Im Raster und im Haus – Feldbegehung

Nur dort, wo keine geomagnetischen Hausbefunde, wohl aber noch Oberflächenfunde vorlagen, wurde die Feldbegehung in der klassichen, aber sehr arbeitsintensiven Rastermethode durchgeführt. Hier kann von der Scherbendichte an der Oberfläche dann auf die ehemals vorhandenen – oder halt auch nie da gewesenen – Häuser geschlossen werden. Haupziel war es aber, speziell den Hausbefunden aus der Magnetik datierende Informationen zuweisen zu können. Daher wurden, wenn irgend möglich die einzelnen Häuser per DGPS ausgesteckt und dann speziell in ihrem Umfeld gesammelt. Auf diese Weise konnten beispielsweise in Borolea in wenigen Tagen über 100 Häuser prospektiert werden, ohne erst den ganzen Platz mit einem Raster überziehen und anschließend auch die eher aussagelosen Quadranten in den gebäudefreien Zonen absammeln zu müssen. Nur in den Hangbereichen von Stăuceni konnte auf das Raster nicht verzichtet werden. Die Erosion hat hier bereits alle Häuser zerstört, im Untergrund finden sich aber immer noch die typischen, metertiefen Gruben und an der Oberfläche liegt eine große Menge an Fundmaterial – Karamik, Steinartefakte und Rotlehm. Obwohl mit Zeitlimit und Mindestgröße gearbeitet wurde, war der Fundanfall hier enorm. Nicht nur tausende Keramikscherben, sondern beispielsweise auch mehrere Dutzend Fragmente von Frauen- und Tierstatuetten wurden geborgen. Trotzdem wird der Aussagewert dieser Materialschlacht aber wohl kaum höher ausfallen, als bei der befundzentrierten Sammeltechnik. Negativ zudem: Unsere Studierenden werden von nun an jeden Acker verachten, auf dem nicht wenigstens 15 kg bemalte Feinkeramik pro Grid liegen…

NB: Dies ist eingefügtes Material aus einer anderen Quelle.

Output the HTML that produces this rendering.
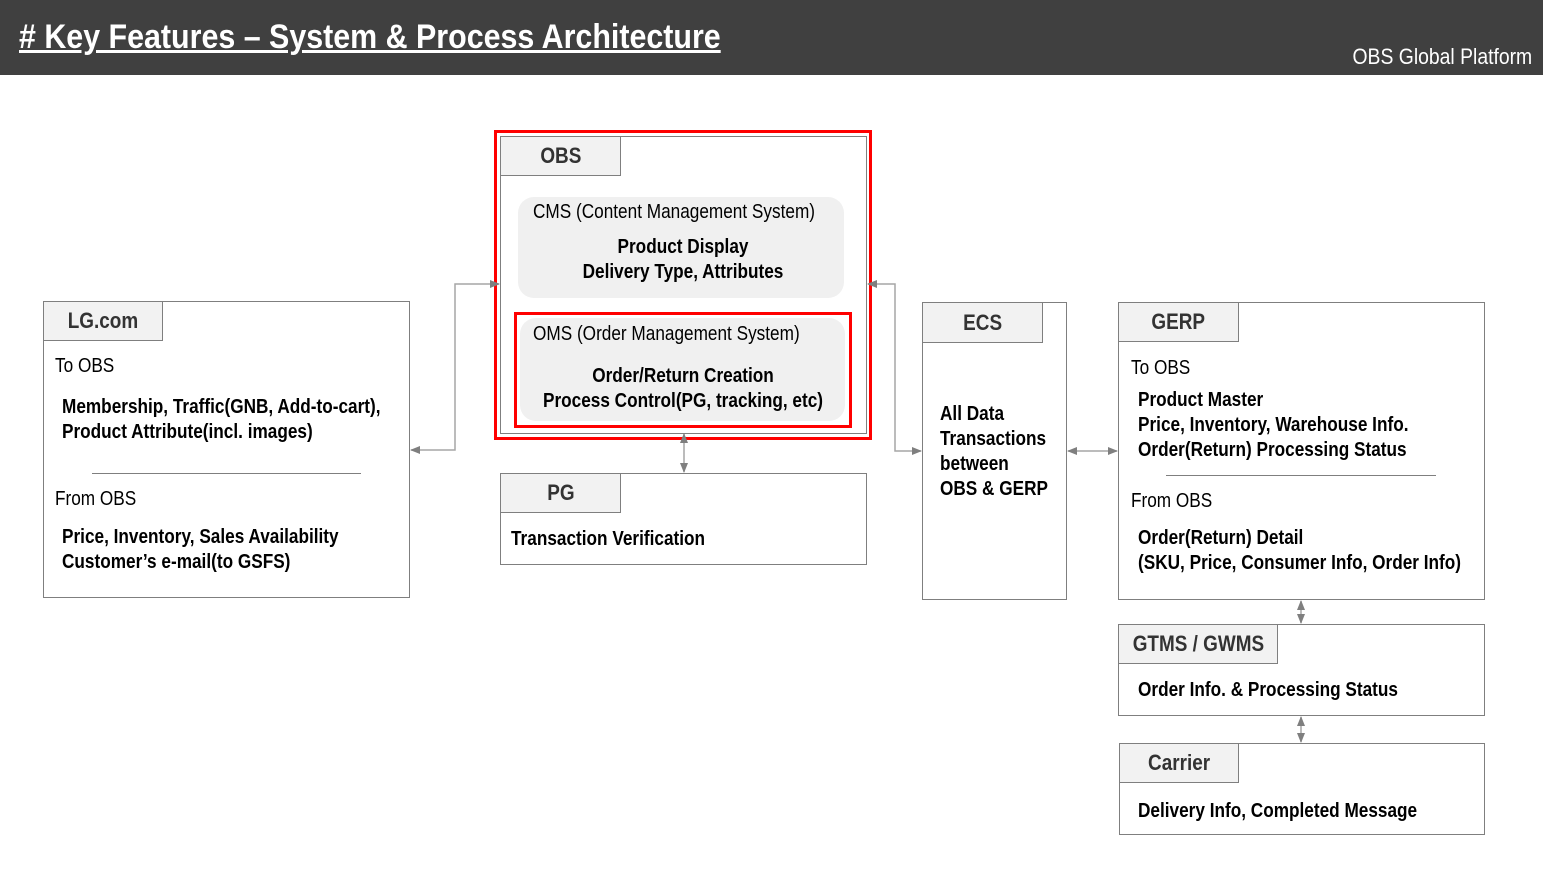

Innendienst und Exkursionen – auch Zutaten einer gelungenen Maßnahme

Neben der von allen geliebten Feldarbeit war natürlich auch Innendienst angesagt. Dankenswerterweise standen hierfür die Räumlichkeiten des Historischen Museums in Botoşani zur Verfügung. Hier konnte damit begonnen werden, die gefundene Keramik zu erfassen und wichtige Einzelfunde per SfM in 3D-Modelle zu überführen. Auch die Interpratation und die Umzeichnungen der Magnetikergebnisse wurden bereits für die rumänischen Kollegen fertiggestellt.

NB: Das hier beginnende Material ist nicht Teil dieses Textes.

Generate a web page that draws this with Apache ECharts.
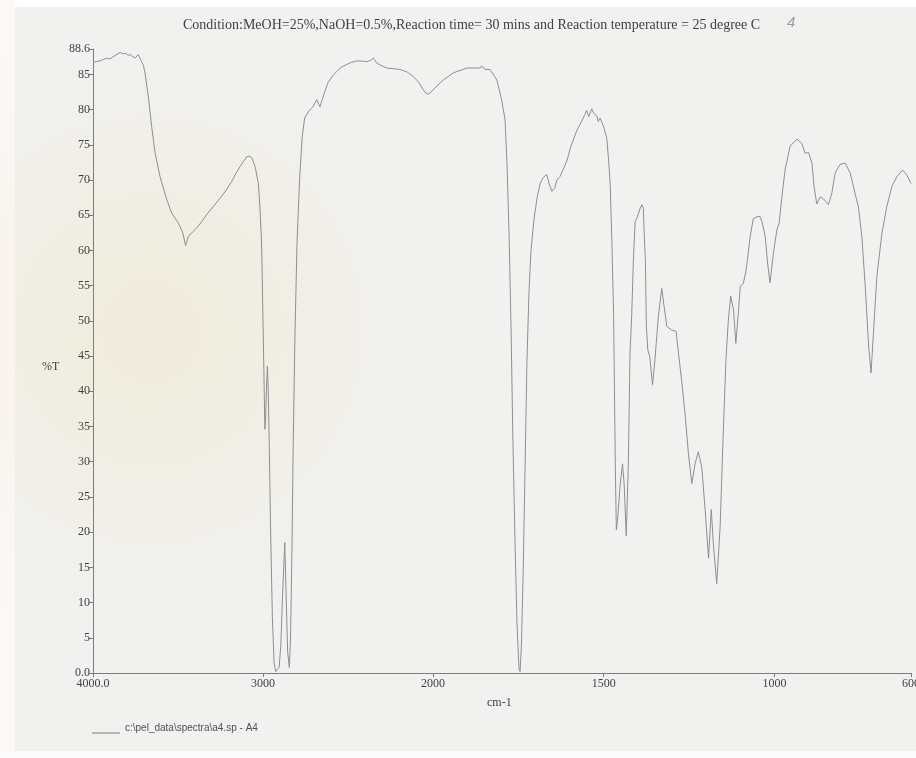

Um den Studierenden auch einen gesamthistorischen Kontext über diese Region Rumäniens zu bieten, wurde schließlich noch eine Exkursion in das nahe Suceava durchgeführt. Das erst vor wenigen Jahren neu eröffnete Bucovina-Museum gibt einen Überblick über die Geschichte der Region von der Steinzeit bis zur Revolution von 1989 – im klaren Kontrast zu den oftmals noch aus den 1970’ern stammenden Museen, die bis vor wenigen Jahren in Rumänien die Regel darstellten. In die bewegte Zeit der Moldau als Region zwischen Mitteleuropa und dem Osmanischen Reich führte der Besuch der ebenfalls neu rekonstruierten Festung von Suceava. In diesem Kontext durfte natürlich auch ein Ausflug zu einem der auf der UNESCO-Weltkulturerbe-Liste stehenden Moldau-Klöster nicht fehlen, und so bekamen die Studierenden auf der Rückfahrt noch die Gelegenheit, sich das Kloster Voroneţ anzusehen, dessen Außenfassade detaillierte Malereien von Bibelszenen und von einem monumentalen jüngsten Gericht schmücken.

Dies alles führte dazu, das die Jungsemester in unserem Team einen mehr als intensiven Einblick in alle Facetten einer Archäologischen Kampagne bekamen – und hoffentlich wieder mitkommen wollen.